** start **

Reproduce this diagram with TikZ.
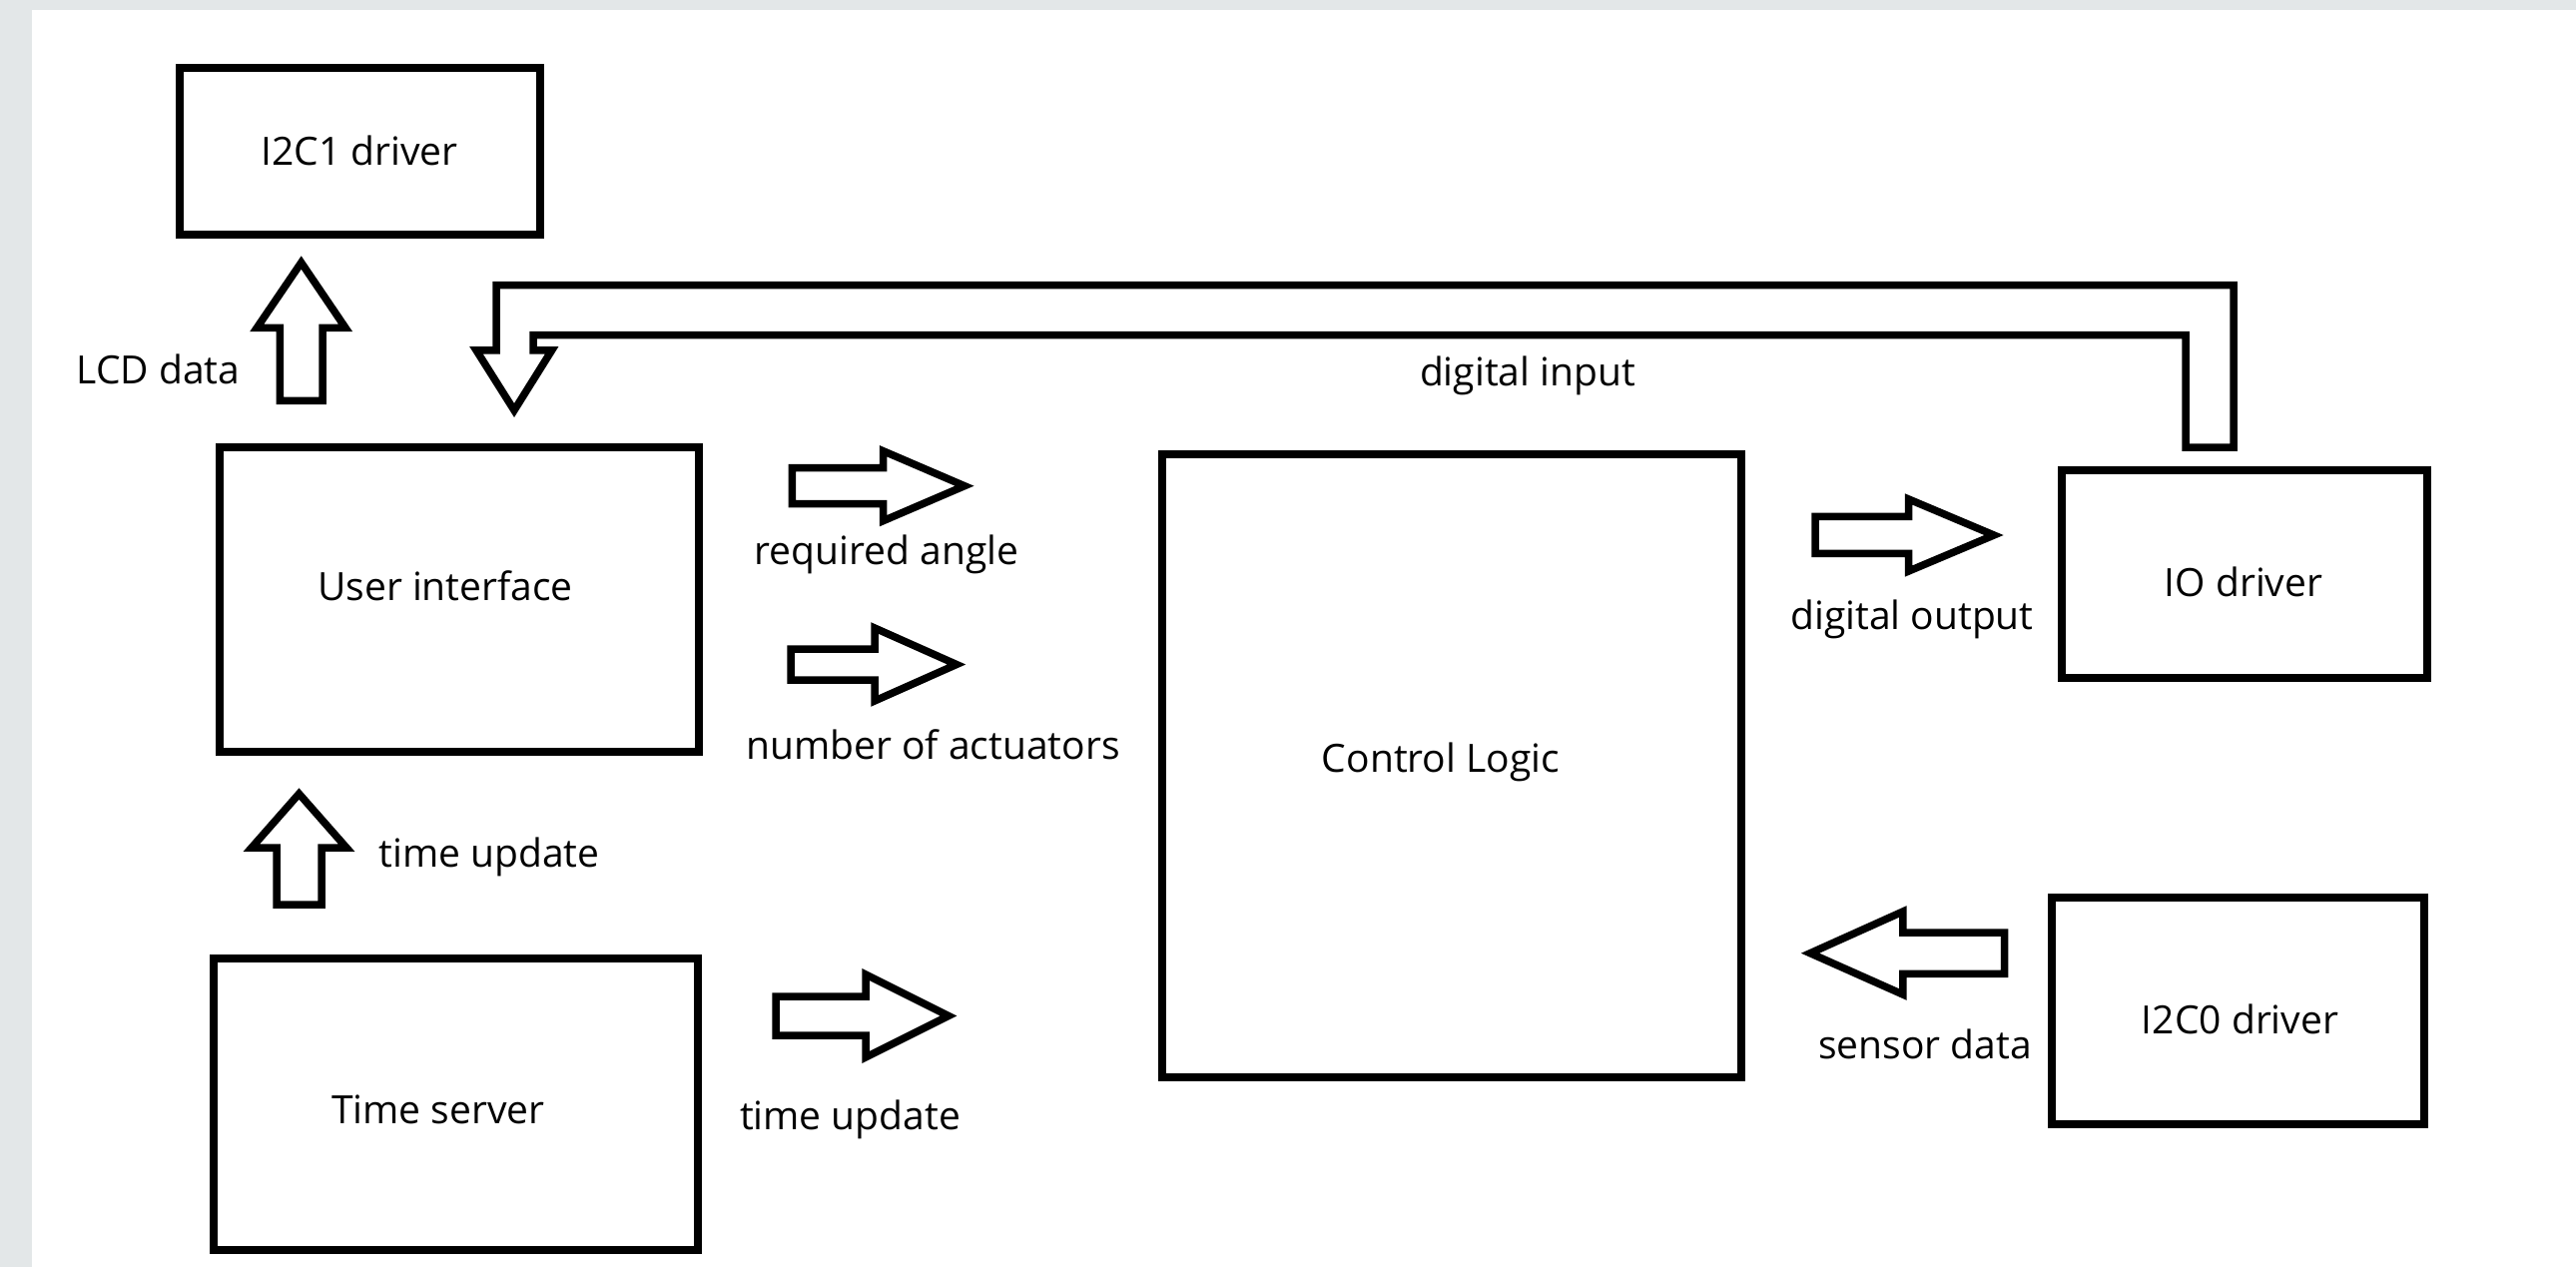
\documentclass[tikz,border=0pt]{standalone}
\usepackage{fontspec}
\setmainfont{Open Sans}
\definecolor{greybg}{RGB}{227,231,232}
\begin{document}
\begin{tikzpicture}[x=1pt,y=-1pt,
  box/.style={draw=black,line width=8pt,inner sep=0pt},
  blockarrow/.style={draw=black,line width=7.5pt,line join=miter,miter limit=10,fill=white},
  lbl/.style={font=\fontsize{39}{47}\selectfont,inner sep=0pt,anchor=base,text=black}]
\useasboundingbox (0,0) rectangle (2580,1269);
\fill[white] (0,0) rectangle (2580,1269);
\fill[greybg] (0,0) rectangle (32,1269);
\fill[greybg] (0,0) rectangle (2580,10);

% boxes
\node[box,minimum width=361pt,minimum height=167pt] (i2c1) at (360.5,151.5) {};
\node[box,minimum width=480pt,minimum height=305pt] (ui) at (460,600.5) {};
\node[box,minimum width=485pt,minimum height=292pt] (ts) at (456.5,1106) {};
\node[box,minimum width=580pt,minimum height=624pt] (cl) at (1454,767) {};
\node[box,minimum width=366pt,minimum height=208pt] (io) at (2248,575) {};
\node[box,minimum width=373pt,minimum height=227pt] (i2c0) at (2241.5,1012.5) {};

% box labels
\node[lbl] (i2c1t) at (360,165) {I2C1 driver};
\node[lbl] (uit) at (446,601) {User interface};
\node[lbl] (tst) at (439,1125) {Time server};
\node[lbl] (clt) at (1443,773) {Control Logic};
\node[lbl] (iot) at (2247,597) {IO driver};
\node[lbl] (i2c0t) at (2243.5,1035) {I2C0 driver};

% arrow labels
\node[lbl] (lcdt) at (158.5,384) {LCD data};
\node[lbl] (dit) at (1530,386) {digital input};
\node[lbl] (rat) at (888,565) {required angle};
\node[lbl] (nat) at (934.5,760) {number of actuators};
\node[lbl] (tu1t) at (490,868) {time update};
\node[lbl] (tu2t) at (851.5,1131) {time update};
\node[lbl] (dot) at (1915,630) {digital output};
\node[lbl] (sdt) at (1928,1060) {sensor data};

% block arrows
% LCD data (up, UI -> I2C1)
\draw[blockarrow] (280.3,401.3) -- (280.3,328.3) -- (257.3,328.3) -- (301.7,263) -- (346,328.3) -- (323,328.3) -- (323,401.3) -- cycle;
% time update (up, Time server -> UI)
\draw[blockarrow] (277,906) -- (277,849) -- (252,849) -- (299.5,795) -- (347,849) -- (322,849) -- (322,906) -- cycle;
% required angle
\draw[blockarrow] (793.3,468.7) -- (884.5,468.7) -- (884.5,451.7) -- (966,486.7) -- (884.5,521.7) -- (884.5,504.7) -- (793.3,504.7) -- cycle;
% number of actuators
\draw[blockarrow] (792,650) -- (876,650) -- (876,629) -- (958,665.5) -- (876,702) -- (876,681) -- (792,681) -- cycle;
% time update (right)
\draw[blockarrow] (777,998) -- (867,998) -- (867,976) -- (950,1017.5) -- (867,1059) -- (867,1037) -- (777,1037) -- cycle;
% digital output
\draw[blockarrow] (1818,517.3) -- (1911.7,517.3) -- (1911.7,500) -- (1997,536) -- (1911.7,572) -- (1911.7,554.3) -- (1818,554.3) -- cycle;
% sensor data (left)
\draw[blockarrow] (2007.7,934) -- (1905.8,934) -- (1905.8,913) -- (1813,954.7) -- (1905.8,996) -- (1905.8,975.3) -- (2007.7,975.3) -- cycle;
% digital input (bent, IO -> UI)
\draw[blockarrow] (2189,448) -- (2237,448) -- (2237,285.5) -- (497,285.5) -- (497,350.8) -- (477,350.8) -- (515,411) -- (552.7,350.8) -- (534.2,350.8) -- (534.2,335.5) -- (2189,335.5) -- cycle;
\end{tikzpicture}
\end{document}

** end **

*Task details*
Reproduce the material in its entirety and word for word, without the pictures.

*Final answer*
Reproduce this diagram with TikZ.
\documentclass[tikz,border=0pt]{standalone}
\usepackage{fontspec}
\setmainfont{Open Sans}
\definecolor{greybg}{RGB}{227,231,232}
\begin{document}
\begin{tikzpicture}[x=1pt,y=-1pt,
  box/.style={draw=black,line width=8pt,inner sep=0pt},
  blockarrow/.style={draw=black,line width=7.5pt,line join=miter,miter limit=10,fill=white},
  lbl/.style={font=\fontsize{39}{47}\selectfont,inner sep=0pt,anchor=base,text=black}]
\useasboundingbox (0,0) rectangle (2580,1269);
\fill[white] (0,0) rectangle (2580,1269);
\fill[greybg] (0,0) rectangle (32,1269);
\fill[greybg] (0,0) rectangle (2580,10);

% boxes
\node[box,minimum width=361pt,minimum height=167pt] (i2c1) at (360.5,151.5) {};
\node[box,minimum width=480pt,minimum height=305pt] (ui) at (460,600.5) {};
\node[box,minimum width=485pt,minimum height=292pt] (ts) at (456.5,1106) {};
\node[box,minimum width=580pt,minimum height=624pt] (cl) at (1454,767) {};
\node[box,minimum width=366pt,minimum height=208pt] (io) at (2248,575) {};
\node[box,minimum width=373pt,minimum height=227pt] (i2c0) at (2241.5,1012.5) {};

% box labels
\node[lbl] (i2c1t) at (360,165) {I2C1 driver};
\node[lbl] (uit) at (446,601) {User interface};
\node[lbl] (tst) at (439,1125) {Time server};
\node[lbl] (clt) at (1443,773) {Control Logic};
\node[lbl] (iot) at (2247,597) {IO driver};
\node[lbl] (i2c0t) at (2243.5,1035) {I2C0 driver};

% arrow labels
\node[lbl] (lcdt) at (158.5,384) {LCD data};
\node[lbl] (dit) at (1530,386) {digital input};
\node[lbl] (rat) at (888,565) {required angle};
\node[lbl] (nat) at (934.5,760) {number of actuators};
\node[lbl] (tu1t) at (490,868) {time update};
\node[lbl] (tu2t) at (851.5,1131) {time update};
\node[lbl] (dot) at (1915,630) {digital output};
\node[lbl] (sdt) at (1928,1060) {sensor data};

% block arrows
% LCD data (up, UI -> I2C1)
\draw[blockarrow] (280.3,401.3) -- (280.3,328.3) -- (257.3,328.3) -- (301.7,263) -- (346,328.3) -- (323,328.3) -- (323,401.3) -- cycle;
% time update (up, Time server -> UI)
\draw[blockarrow] (277,906) -- (277,849) -- (252,849) -- (299.5,795) -- (347,849) -- (322,849) -- (322,906) -- cycle;
% required angle
\draw[blockarrow] (793.3,468.7) -- (884.5,468.7) -- (884.5,451.7) -- (966,486.7) -- (884.5,521.7) -- (884.5,504.7) -- (793.3,504.7) -- cycle;
% number of actuators
\draw[blockarrow] (792,650) -- (876,650) -- (876,629) -- (958,665.5) -- (876,702) -- (876,681) -- (792,681) -- cycle;
% time update (right)
\draw[blockarrow] (777,998) -- (867,998) -- (867,976) -- (950,1017.5) -- (867,1059) -- (867,1037) -- (777,1037) -- cycle;
% digital output
\draw[blockarrow] (1818,517.3) -- (1911.7,517.3) -- (1911.7,500) -- (1997,536) -- (1911.7,572) -- (1911.7,554.3) -- (1818,554.3) -- cycle;
% sensor data (left)
\draw[blockarrow] (2007.7,934) -- (1905.8,934) -- (1905.8,913) -- (1813,954.7) -- (1905.8,996) -- (1905.8,975.3) -- (2007.7,975.3) -- cycle;
% digital input (bent, IO -> UI)
\draw[blockarrow] (2189,448) -- (2237,448) -- (2237,285.5) -- (497,285.5) -- (497,350.8) -- (477,350.8) -- (515,411) -- (552.7,350.8) -- (534.2,350.8) -- (534.2,335.5) -- (2189,335.5) -- cycle;
\end{tikzpicture}
\end{document}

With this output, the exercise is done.